- **EXERCISE DIRECTIONS**
Below are the records. List every line holding the word "that".

--- --- ---

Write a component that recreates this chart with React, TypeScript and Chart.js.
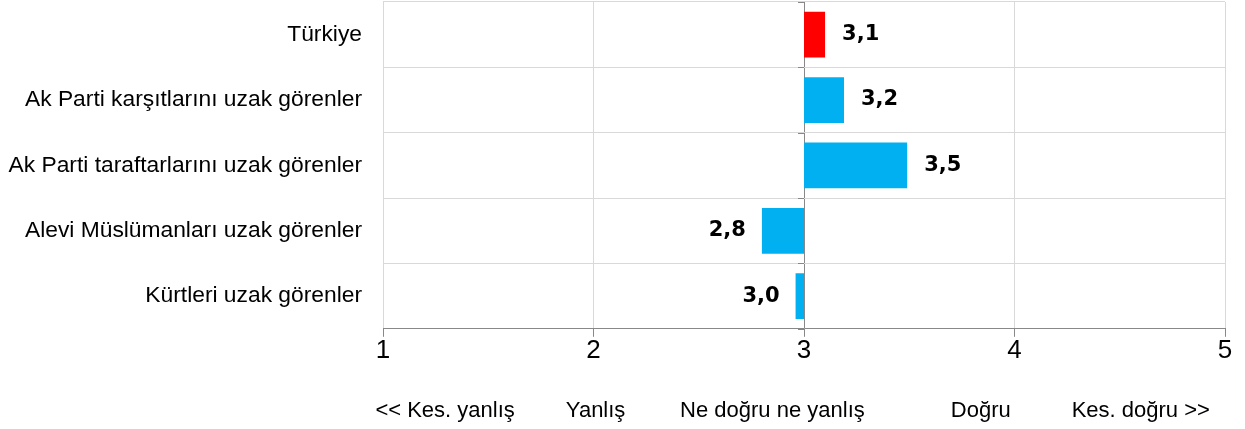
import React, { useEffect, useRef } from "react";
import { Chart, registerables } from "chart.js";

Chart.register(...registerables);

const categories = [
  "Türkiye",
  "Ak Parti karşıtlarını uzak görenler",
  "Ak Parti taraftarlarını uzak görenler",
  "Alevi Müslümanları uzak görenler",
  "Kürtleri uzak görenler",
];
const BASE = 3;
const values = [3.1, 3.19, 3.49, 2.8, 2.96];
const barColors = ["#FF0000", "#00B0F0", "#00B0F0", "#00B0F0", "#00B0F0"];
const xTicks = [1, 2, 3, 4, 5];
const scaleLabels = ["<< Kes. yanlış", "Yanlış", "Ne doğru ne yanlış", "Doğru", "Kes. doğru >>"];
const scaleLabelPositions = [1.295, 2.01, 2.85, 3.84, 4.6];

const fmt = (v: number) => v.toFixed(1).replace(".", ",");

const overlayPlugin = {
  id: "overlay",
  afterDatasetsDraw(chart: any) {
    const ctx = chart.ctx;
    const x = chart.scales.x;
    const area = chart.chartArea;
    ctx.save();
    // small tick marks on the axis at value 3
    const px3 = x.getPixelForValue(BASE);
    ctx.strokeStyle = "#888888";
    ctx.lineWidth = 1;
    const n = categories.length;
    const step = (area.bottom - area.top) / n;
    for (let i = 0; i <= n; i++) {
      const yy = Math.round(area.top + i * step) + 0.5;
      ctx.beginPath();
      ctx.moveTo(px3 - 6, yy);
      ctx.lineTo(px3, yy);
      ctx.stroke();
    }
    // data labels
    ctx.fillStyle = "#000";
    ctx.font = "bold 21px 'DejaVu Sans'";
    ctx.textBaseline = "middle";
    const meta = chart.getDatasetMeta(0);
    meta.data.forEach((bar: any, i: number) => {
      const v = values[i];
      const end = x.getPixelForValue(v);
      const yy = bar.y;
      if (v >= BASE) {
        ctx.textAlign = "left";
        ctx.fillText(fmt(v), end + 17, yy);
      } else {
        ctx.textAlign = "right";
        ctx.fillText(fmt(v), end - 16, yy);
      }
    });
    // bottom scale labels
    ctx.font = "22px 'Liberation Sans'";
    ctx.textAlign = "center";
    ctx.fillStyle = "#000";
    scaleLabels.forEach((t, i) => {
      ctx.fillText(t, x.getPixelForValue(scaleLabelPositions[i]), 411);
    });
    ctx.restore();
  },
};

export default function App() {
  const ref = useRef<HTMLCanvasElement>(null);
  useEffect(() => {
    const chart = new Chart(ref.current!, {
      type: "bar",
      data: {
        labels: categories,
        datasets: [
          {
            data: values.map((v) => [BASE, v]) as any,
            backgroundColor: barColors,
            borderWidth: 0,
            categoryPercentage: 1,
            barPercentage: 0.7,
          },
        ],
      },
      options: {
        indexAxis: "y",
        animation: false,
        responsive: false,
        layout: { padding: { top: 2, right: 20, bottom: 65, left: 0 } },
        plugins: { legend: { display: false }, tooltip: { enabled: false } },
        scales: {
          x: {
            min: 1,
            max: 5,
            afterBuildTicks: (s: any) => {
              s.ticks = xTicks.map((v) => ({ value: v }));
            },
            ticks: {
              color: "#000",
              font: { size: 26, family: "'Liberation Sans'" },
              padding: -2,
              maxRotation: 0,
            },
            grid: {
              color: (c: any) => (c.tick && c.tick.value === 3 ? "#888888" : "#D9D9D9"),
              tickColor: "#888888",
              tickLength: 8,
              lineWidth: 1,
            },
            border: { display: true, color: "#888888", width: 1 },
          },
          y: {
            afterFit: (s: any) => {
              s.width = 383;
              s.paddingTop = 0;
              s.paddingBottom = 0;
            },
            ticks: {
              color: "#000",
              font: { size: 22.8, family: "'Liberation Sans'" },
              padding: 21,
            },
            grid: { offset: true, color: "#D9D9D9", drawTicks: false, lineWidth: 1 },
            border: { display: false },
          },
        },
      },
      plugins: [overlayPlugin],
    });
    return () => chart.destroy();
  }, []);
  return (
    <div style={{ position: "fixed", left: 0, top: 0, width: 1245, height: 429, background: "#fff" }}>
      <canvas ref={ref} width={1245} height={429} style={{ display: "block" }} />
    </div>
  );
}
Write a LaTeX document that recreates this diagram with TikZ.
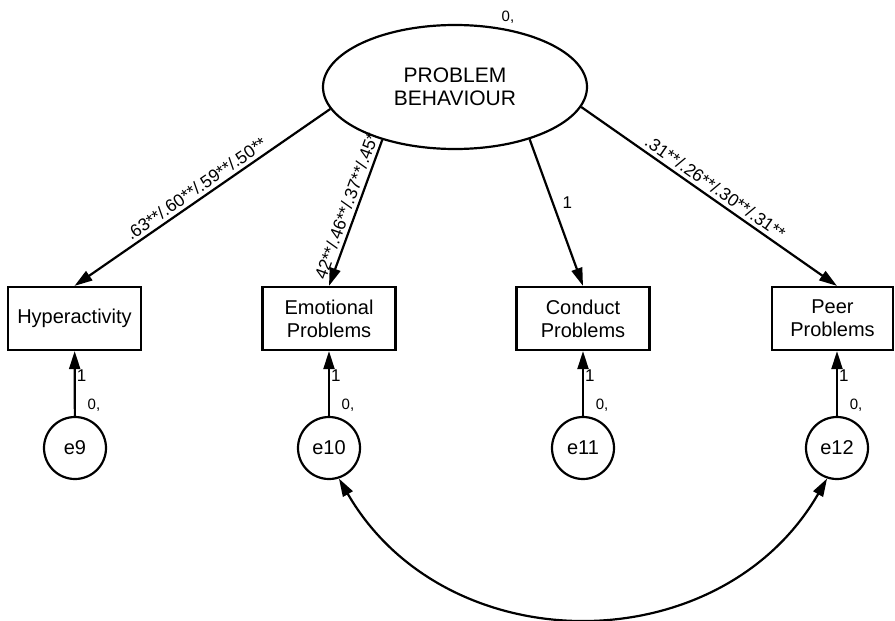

--- --- ---

- **THE RESPONSE**
Write a component that recreates this chart with React, TypeScript and Chart.js.
Write a LaTeX document that recreates this diagram with TikZ.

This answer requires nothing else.